This comprehensive guide provides a detailed checklist for startup equity, ensuring employees are well-informed about equity distribution, valuation, and the critical factors to consider.
Key Takeaways
Pre-Acceptance: Research the company, understand equity terms, and assess potential risks.
Post-Acceptance: Obtain proper documentation, file the 83(b) election if needed, and monitor vesting progress.
Diversify and Seek Advice: Assess investment portfolio, explore diversification, and consult a financial advisor for guidance.
Congratulations on your recent offer letter, and with it, the opportunity to join the exciting world of startups. Working for a startup often comes with the incredible opportunity to own equity in your company. We understand that this new adventure might leave you with a few questions, and whether you’re new to the equity game or just need a refresher, this checklist will assist you through reviewing the equity portions of your offer.
Pre-Acceptance of Offer
Research Your Company
Explore the company's background: Investigate the company's mission, history, and key stakeholders to gain a better understanding of its values and goals. Is this a company that you believe will be able to achieve a successful exit? Remember, your equity is worthless if the company goes under.

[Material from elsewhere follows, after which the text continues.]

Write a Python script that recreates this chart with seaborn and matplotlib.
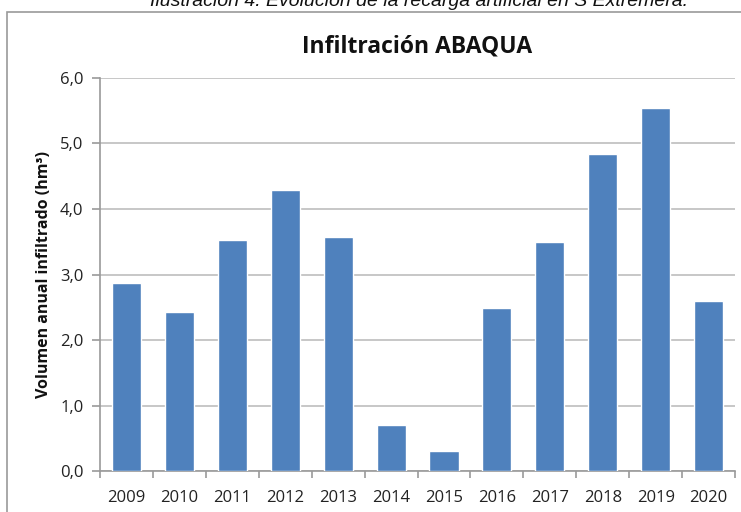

Assess the company's growth potential: Analyze the industry landscape, market conditions, and competitive landscape to evaluate the potential for future growth. This is something that you should always be thinking about while at any private company, especially if you are heavily compensated in equity.
Learn about potential exit options: Investigate whether the company plans to go public, get acquired, or pursue other exit strategies in the future. Understand the potential impact: Recognize how the chosen exit strategy may affect the liquidity and value of your equity.
Consider timing and likelihood: Assess the likelihood and timing of a potential exit event to anticipate the potential financial implications for your equity.
Review the Equity Related Terms
Determine the type of equity: Identify whether you have stock options, restricted stock units (RSUs), or another type of equity.
Determine the number of shares that you were granted: Identify the number of shares by reviewing your offer letter.
Determine what percentage of the company that number of shares equates to: To answer this, you’ll need to know the number of fully-diluted outstanding shares. You can often ask the recruiting team for this information. Your grant / fully-diluted outstanding shares = the percentage of the company that you will own if you fully vest, subject to future dilution.
Ask for the post-termination exercise period: Things are new and exciting now, but it is quite possible that you will one day leave this business. If you are granted options, you generally have a set period of time after you leave the company (either voluntarily or involuntarily) in which you must “use it or lose it” with respect to options. You must either exercise your options (i.e., pay for the stock you have the option to purchase) or have them expire worthless, which means you get none of the equity. Many companies only offer a 90 day window, and which is something you should be thinking about before you jump ship in the future. If the option price is high, you may want to put aside some cash prior to leaving the business.
Learn About Vesting
Study the vesting schedule: Review the vesting schedule provided by your company, which outlines the timeline for earning full ownership of your equity. Generally, employees will not earn ownership of any of their equity rights until their one-year employment anniversary, and then will earn.
Calculate vesting milestones: Determine the specific milestones and time periods involved in your vesting schedule. Vesting is generally time-based, but can occasionally be tied to performance. If your vesting milestones are performance-based, ensure that there are clear metrics regarding achievement of each milestone.
Post-Acceptance of Offer
Documents
Ask to be notified once your equity grant has been approved: Companies need to have their Board of Directors approve your grant. This means that there will likely be a lag between you joining the company and your grant being “official.” You should ensure that you will be notified and presented with all of the documents memorializing your equity grant.
Make sure your 83(b) election is filed: If you receive an RSA (i.e. the ability to purchase stock up front when you join the business), you have thirty days from the approval of the grant to purchase to file an 83(b) election with the IRS. More information regarding this can be filed here. While the company may handle this for you, from the perspective of the IRS, failure to file falls on you and only you. Therefore, if your company is handling the filing, make sure to follow up with them frequently to ensure that it is mailed out in time and ask for a copy.
Monitor Your Vesting Progress
Keep track of your vesting progress: Regularly monitor your vested equity and understand how much you've earned over time.
Diversify Your Investments
Assess your investment portfolio: It is likely that a large portion of your portfolio is now invested in your company. Consider diversifying your portfolio outside of your particular sector.
Explore diversification options: Research and consider diversifying your investments across different asset classes or companies to mitigate risk.